Functional requirements

  • Pair lock with phone
  • Unlock via tap, proximity, or schedule
  • Grant time-bounded access to others (cleaners, guests, deliveries)
  • Audit log of who unlocked when
  • Lock/unlock works offline (Bluetooth or local network)
  • Multi-user (family, vacation rental)

Architecture

Three components: lock, app, cloud.

The lock

Hardware:

  • Bluetooth Low Energy radio
  • Optional Wi-Fi or Thread for cloud connectivity
  • Battery (often 2 AA, lasting ~6 months)
  • Mechanical actuator that engages the deadbolt

Firmware handles BLE protocol, key validation, audit logging.

Pairing

First-time setup:

  1. User puts lock in pairing mode (button press)
  2. App scans for BLE advertisement
  3. BLE handshake establishes initial connection
  4. App provisions an admin key
  5. Lock is now under that user’s control

Matter (universal smart-home standard) increasingly supports smart locks.

Time-bounded access keys

Owner grants access to a guest:

  • Generate a key tied to the lock + valid time window
  • Sign with the owner’s private key
  • Send to guest via push
  • Guest’s app stores the key
  • On unlock, app sends the key over BLE; lock validates the signature and time window

Lock revokes keys when window expires. Owner can revoke remotely.

Offline operation

Critical: lock must work even without internet. Implementation:

  • BLE communication direct from phone to lock
  • Cached key in the app, valid for the entire access window
  • Lock validates locally; no cloud round-trip

Audit log

Lock records every unlock attempt:

  • Who (key ID)
  • When (timestamp)
  • Result (success / failure)

Synced to cloud when online. Owner can see “Maria unlocked at 2:34pm Tuesday.”

Auto-unlock

Some locks support proximity-based unlock:

  • Phone detects approach via geofence + BLE proximity
  • Auto-sends unlock command when within range and going home
  • Should not unlock when you are leaving

Direction inference is tricky; many apps use “leave home” + “arrive home” detection from past patterns.

Battery monitoring

Lock reports battery level periodically. App alerts owner when low. Critical: avoid the dead-battery-locked-out scenario.

Security model

  • End-to-end encrypted communication between app and lock
  • Per-user keys, never shared
  • Server cannot unlock the lock (no master key in cloud)
  • Compromised phone: revoke key remotely
  • Lost phone: factory-reset lock as last resort

Vacation rental use case

Airbnb integration: hosts grant time-bounded access for the guest’s stay. Cleaning crew gets separate key valid only on cleaning days.

Common gotchas

  • BLE connection drops mid-unlock; user has to retry
  • Phone battery dead — physical key is essential backup
  • Guest forgets to download the app — fall back to entry codes
  • Lock firmware update bricks the lock (rare but devastating)

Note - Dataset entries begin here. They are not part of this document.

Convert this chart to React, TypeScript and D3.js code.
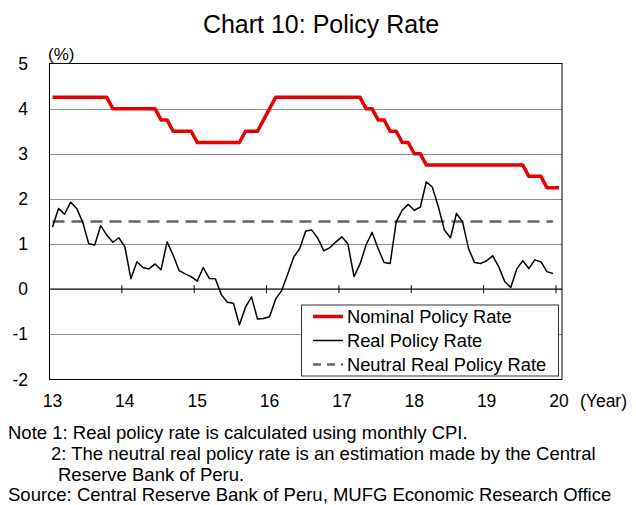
import React from 'react';
import * as d3 from 'd3';

// monthly, Jan 2013 .. Jan 2020 (nominal) / Dec 2019 (real)
const nominalRate: number[] = [
  4.25, 4.25, 4.25, 4.25, 4.25, 4.25, 4.25, 4.25, 4.25, 4.25, 4.0, 4.0,
  4.0, 4.0, 4.0, 4.0, 4.0, 4.0, 3.75, 3.75, 3.5, 3.5, 3.5, 3.5,
  3.25, 3.25, 3.25, 3.25, 3.25, 3.25, 3.25, 3.25, 3.5, 3.5, 3.5, 3.75,
  4.0, 4.25, 4.25, 4.25, 4.25, 4.25, 4.25, 4.25, 4.25, 4.25, 4.25, 4.25,
  4.25, 4.25, 4.25, 4.25, 4.0, 4.0, 3.75, 3.75, 3.5, 3.5, 3.25, 3.25,
  3.0, 3.0, 2.75, 2.75, 2.75, 2.75, 2.75, 2.75, 2.75, 2.75, 2.75, 2.75,
  2.75, 2.75, 2.75, 2.75, 2.75, 2.75, 2.75, 2.5, 2.5, 2.5, 2.25, 2.25,
  2.25,
];

const realRate: number[] = [
  1.38, 1.79, 1.66, 1.93, 1.79, 1.49, 1.01, 0.98, 1.41, 1.2, 1.04, 1.14,
  0.94, 0.23, 0.61, 0.48, 0.45, 0.56, 0.43, 1.05, 0.76, 0.41, 0.34, 0.28,
  0.18, 0.48, 0.24, 0.23, -0.12, -0.29, -0.31, -0.79, -0.4, -0.17, -0.66, -0.65,
  -0.61, -0.22, -0.03, 0.33, 0.71, 0.9, 1.29, 1.31, 1.13, 0.85, 0.92, 1.05,
  1.16, 1.0, 0.28, 0.56, 0.98, 1.26, 0.9, 0.59, 0.57, 1.49, 1.75, 1.88,
  1.75, 1.82, 2.38, 2.26, 1.82, 1.31, 1.14, 1.68, 1.49, 0.9, 0.59, 0.57,
  0.63, 0.74, 0.5, 0.17, 0.04, 0.45, 0.63, 0.46, 0.65, 0.61, 0.39, 0.35,
];

const neutralRate = 1.5;

const yearLabels = ['13', '14', '15', '16', '17', '18', '19', '20'];
const yTicks = [5, 4, 3, 2, 1, 0, -1, -2];

const legendItems = [
  { label: 'Nominal Policy Rate', color: '#e60000', width: 3.5, dash: '' },
  { label: 'Real Policy Rate', color: '#000', width: 1.5, dash: '' },
  { label: 'Neutral Real Policy Rate', color: '#666', width: 2.5, dash: '8 6' },
];

const notes = [
  { text: 'Note 1: Real policy rate is calculated using monthly CPI.', x: 8, y: 439 },
  { text: '2: The neutral real policy rate is an estimation made by the Central', x: 51, y: 460 },
  { text: 'Reserve Bank of Peru.', x: 58, y: 481 },
  { text: 'Source: Central Reserve Bank of Peru, MUFG Economic Research Office', x: 8, y: 501 },
];

const font = '"Liberation Sans", Arial, sans-serif';

const App: React.FC = () => {
  const width = 636;
  const height = 505;
  const left = 49.5, right = 562, top = 63.5, bottom = 379.5;

  const x = d3.scaleLinear().domain([0, 85]).range([left, right]);
  const y = d3.scaleLinear().domain([-2, 5]).range([bottom, top]);
  const px = (i: number) => x(i + 0.5);

  const line = d3.line<number>((d, i) => px(i), (d) => y(d));

  return (
    <svg width={width} height={height} style={{ position: 'absolute', left: 0, top: 0 }} fontFamily={font}>
      <rect width={width} height={height} fill="#fff" />
      <text x={321} y={33} fontSize={25} textAnchor="middle">Chart 10: Policy Rate</text>
      <text x={48} y={60} fontSize={17}>(%)</text>

      {/* grid */}
      {yTicks.filter((t) => t !== 0 && t !== 5 && t !== -2).map((t) => (
        <line key={t} x1={left} x2={right} y1={Math.round(y(t)) + 0.5} y2={Math.round(y(t)) + 0.5} stroke="#222" strokeWidth={1} strokeDasharray="1 1" />
      ))}
      <rect x={left} y={top} width={right - left} height={bottom - top} fill="none" stroke="#000" strokeWidth={1} />

      {/* zero axis with year ticks */}
      <line x1={left} x2={right} y1={y(0)} y2={y(0)} stroke="#000" strokeWidth={1.3} />
      {yearLabels.map((lab, k) => (
        <g key={lab}>
          {k > 0 && <line x1={x(k * 12)} x2={x(k * 12)} y1={y(0) - 4} y2={y(0) + 4} stroke="#000" strokeWidth={1} />}
          <text x={x(k * 12) + 3} y={407} fontSize={17.5} textAnchor="middle">{lab}</text>
        </g>
      ))}
      <text x={580} y={407} fontSize={17.5}>(Year)</text>

      {yTicks.map((t) => (
        <text key={t} x={28} y={y(t)} fontSize={17.5} textAnchor="end" dominantBaseline="central">{t}</text>
      ))}

      {/* series */}
      <line x1={px(0)} x2={px(83)} y1={y(neutralRate)} y2={y(neutralRate)} stroke="#666" strokeWidth={2.5} strokeDasharray="12 7" />
      <path d={line(realRate) ?? ''} fill="none" stroke="#000" strokeWidth={1.5} strokeLinejoin="round" />
      <path d={line(nominalRate) ?? ''} fill="none" stroke="#e60000" strokeWidth={3.5} strokeLinejoin="round" />

      {/* legend */}
      <rect x={301.5} y={305} width={257} height={71} fill="#fff" stroke="#333" strokeWidth={1} />
      {legendItems.map((it, i) => {
        const ly = 316.5 + i * 24;
        return (
          <g key={it.label}>
            <line x1={313} x2={343} y1={ly} y2={ly} stroke={it.color} strokeWidth={it.width} strokeDasharray={it.dash} />
            <text x={347} y={ly} fontSize={18.3} dominantBaseline="central">{it.label}</text>
          </g>
        );
      })}

      {notes.map((n) => (
        <text key={n.text} x={n.x} y={n.y} fontSize={18.5}>{n.text}</text>
      ))}
    </svg>
  );
};

export default App;
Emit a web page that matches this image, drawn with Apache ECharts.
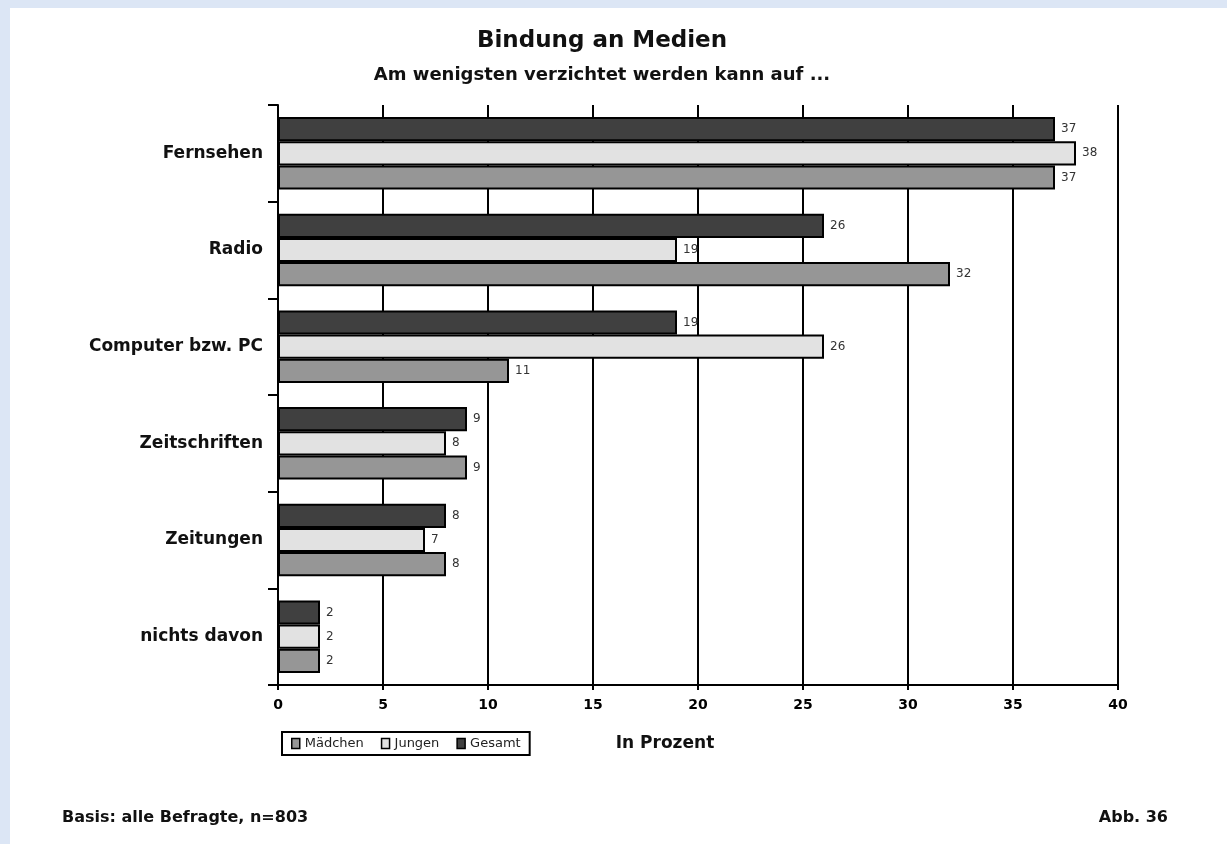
<!DOCTYPE html>
<html>
<head>
<meta charset="utf-8">
<script src="https://cdn.jsdelivr.net/npm/echarts@6/dist/echarts.min.js"></script>
<style>
  html, body { margin: 0; padding: 0; background: #ffffff; }
  #chart { width: 1227px; height: 844px; }
</style>
</head>
<body>
<div id="chart"></div>
<script>
// Media categories, top to bottom
const categories = ['Fernsehen', 'Radio', 'Computer bzw. PC', 'Zeitschriften', 'Zeitungen', 'nichts davon'];
// Shares in percent
const gesamt  = [37, 26, 19, 9, 8, 2];
const jungen  = [38, 19, 26, 8, 7, 2];
const maedchen = [37, 32, 11, 9, 8, 2];
const xTicks = { min: 0, max: 40, interval: 5 };

const FONT = '"DejaVu Sans", Verdana, sans-serif';

function barSeries(name, data, color) {
  return {
    name: name,
    type: 'bar',
    data: data,
    barGap: '0%',
    barCategoryGap: '25%',
    itemStyle: { color: color, borderColor: '#000', borderWidth: 2 },
    label: {
      show: true,
      position: 'right',
      distance: 6,
      fontFamily: FONT,
      fontSize: 12,
      color: '#333'
    }
  };
}

function titleText(text, left, top, size, align) {
  return {
    text: text, left: left, top: top, padding: 0, textAlign: align || 'left',
    textStyle: { fontFamily: FONT, fontSize: size, fontWeight: 'bold', color: '#111' }
  };
}

const chart = echarts.init(document.getElementById('chart'), null, { renderer: 'canvas' });
chart.setOption({
  backgroundColor: '#ffffff',
  animation: false,
  title: [
    titleText('Bindung an Medien', 602, 30, 23, 'center'),
    titleText('Am wenigsten verzichtet werden kann auf ...', 602, 66, 18, 'center'),
    titleText('In Prozent', 665, 735, 17, 'center'),
    titleText('Basis: alle Befragte, n=803', 62, 810, 16),
    titleText('Abb. 36', 1168, 810, 16, 'right')
  ],
  legend: {
    data: ['Mädchen', 'Jungen', 'Gesamt'],
    left: 282, top: 732,
    orient: 'horizontal',
    icon: 'rect',
    itemWidth: 8, itemHeight: 10, itemGap: 17,
    padding: [5, 9, 5, 9],
    borderColor: '#000', borderWidth: 2,
    backgroundColor: '#fff',
    selectedMode: false,
    itemStyle: { borderColor: '#000', borderWidth: 1.5 },
    textStyle: { fontFamily: FONT, fontSize: 13, color: '#222', padding: [0, 0, 0, 0] }
  },
  grid: { left: 278, right: 109, top: 105, bottom: 159, containLabel: false },
  xAxis: {
    type: 'value',
    min: xTicks.min, max: xTicks.max, interval: xTicks.interval,
    axisLine: { show: true, lineStyle: { color: '#000', width: 2 } },
    axisTick: { show: true, length: 5, lineStyle: { color: '#000', width: 2 } },
    splitLine: { show: true, lineStyle: { color: '#000', width: 2 } },
    axisLabel: { fontFamily: FONT, fontSize: 14, fontWeight: 'bold', color: '#000', margin: 13 }
  },
  yAxis: {
    type: 'category',
    data: categories,
    inverse: true,
    axisLine: { show: true, lineStyle: { color: '#000', width: 2 } },
    axisTick: { show: true, length: 10, lineStyle: { color: '#000', width: 2 } },
    axisLabel: { fontFamily: FONT, fontSize: 17, fontWeight: 'bold', color: '#111', margin: 15 }
  },
  series: [
    barSeries('Gesamt', gesamt, '#404040'),
    barSeries('Jungen', jungen, '#e2e2e2'),
    barSeries('Mädchen', maedchen, '#969696')
  ],
  graphic: [
    { type: 'rect', shape: { x: 0, y: 0, width: 1227, height: 8 }, style: { fill: '#dce6f5' }, silent: true },
    { type: 'rect', shape: { x: 0, y: 0, width: 10, height: 844 }, style: { fill: '#dce6f5' }, silent: true }
  ]
});
</script>
</body>
</html>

Frequently Asked Questions

Can the manufacturer remotely unlock the lock?

Most reputable products: no. The cloud is for key delivery; the lock validates locally. Some legacy products had backdoors; consumer pushback has reduced these.

Why is BLE used instead of Wi-Fi?

Battery. BLE is much more efficient. Wi-Fi support is optional for cloud connectivity, not required for unlocking.

What about Apple HomeKit / Matter integration?

Matter is becoming standard. Both iOS and Android can manage Matter locks alongside other smart-home devices.